Ночью этот воин, свирепый сторожевой пёс, наперсник Виктора обычно спал, если, конечно, не имел особого приказа хозяина. Прошлая ночь не являлась исключением. Толстые стены и хорошо звуконепроницаемая дверь его спальни обеспечивали ему спокойный беспробудный сон. Так, что криков, музыки и прочего шума вечеринок хозяина он никогда не слышал. А сейчас как, впрочем, почти каждое утро ему предстояло заняться самым неприятным для него делом, а именно, уборкой. Но сначала нужно позавтракать. Затем убрать комнату для гостей. Почистить и постирать вчерашнюю, пришедшую в негодность одежду Виктора. Заменить пастельное белье. Подготовить новые вещи для будущей вечерней прогулки хозяина. И самое главное и паршивое, спуститься в подвал и избавиться от главных улик прошедшего пира.
Он, как и подобает настоящему мужчине, ни о чём и никогда не жалел в своей жизни. К числу подобных вещей относилось и то решение, которое он принял два года назад. Но для того, чтобы понять, что его подвигло к этому решению надо вернуться во времени на три года назад. Звали его Владимир Пахомов. С самого детства, Вова активно занимался различными видами спортивных единоборств. В этом списке значился и бокс, и самбо, и вольная борьба. В школе его обходили стороной даже самые буйные хулиганы, которых всегда в учебных учреждениях великой страны хватало с избытком.
Перед самой армией Пахомов влюбился в качалку. Занимался железом самозабвенно, с упоением, как и всем тем, за что брался в своей жизни. И так всегда отличаясь крупными габаритами, Владимир неистово качаясь быстро вырос до размера профи. Он стал походить на машину для пробивания стен. Как иногда называли его коллеги по спортзалу – Стенолом.
Отслужив в армии в пограничных войсках, полагавшиеся тогда два года, вернулся домой. Через месяц записался в милицию, в подразделение подмосковного ОМОНа. С девушками у него и в школе, и после всегда был полный порядок. В наследство от бабушки Володя получил квартиру на Проспекте Мира. Зарплата с премиальными устраивала. Ненормированная работа крушить бандитские челюсти и вышибать двери притонов ему откровенно нравилась. Боевая подготовка тоже. Жизнь представлялась сплошным нескончаемым удовольствием.
Беда, как всегда, пришла нежданно–негаданно. На работе Владимир стал смертельно, до звёздочек перед глазами, уставать, терять вес. За два месяца похудел на двадцать пять килограмм. Обследование показало – рак щитовидной железы. Последняя четвёртая стадия. Ощущение безнадёжности прочно прошило насквозь могильной стёжкой его жизнь. Ведя всегда здоровый образ жизни, не куря и не бухая, он спрашивал себя. – " За что мне всё это? "– И не получал ответа. С работы пришлось, конечно, уволиться. Последний месяц на ней он и так бюллетенил. Да и вообще в таком плохом состоянии он вряд ли бы вообще смог выезжать на задания или даже просто держать твёрдо в руках автомат.
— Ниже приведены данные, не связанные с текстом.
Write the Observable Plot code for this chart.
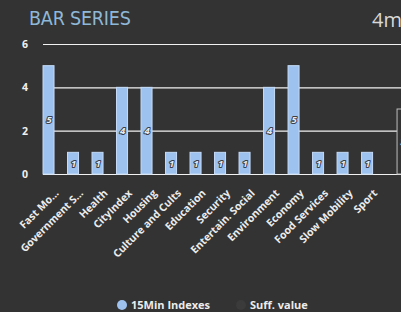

Лекарства не помогали. Метастазы будто боясь куда-то опоздать стремительно поразили один за другим все главные органы. Пахомов всего через месяц после получения результатов анализов стал двуногой ходячей опухолью. Потом, в одну летнюю удушающую ночь, пришла боль. Это стало началом конца. Как он выяснил у своего лечащего врача, если ранее болезнь протекала без ярко выраженных симптомов, то страдать он начнёт только перед самой смертью за две – три недели до неё костлявой и беспощадной старухи.
Пахомова стали преследовать навязчивые мысли, водворившиеся в его голове вместе с невыносимой мукой. Каждую секунду своего бытия он терпел физическую боль и мытарства духа. Что стало для него более выматывающим – страдания тела или болезнь души, он сказать не мог. Да и никто бы на его месте не смог.
Вес тела стремительно продолжал падение вниз. Родственников у Пахомова не осталось. Поэтому возражений против пребывания в хосписе у него не имелось. Там хотя бы за тобой присмотрят и за обезболивающими бегать не придется. Ближайший хоспис находился неподалёку от метро Алексеевская. Все свои накопленные за несколько лет службы в органах сбережения он отдал за то, чтобы ему предоставили отдельную палату. Надежды у него не оставалось даже в глубине души. Ужас перед скорой могилой и страх перед вечной тьмой на вторую неделю пребывания в палате отступили на второй план перед нарастающей дёргающей, грызущей, ломающей весь организм болью. Обезболивающие уколы, практически перестали помогать. Кому он только не молился, кого он только не призывал. И на фоне страданий, звал настолько отчаянно и громко, что его услышали.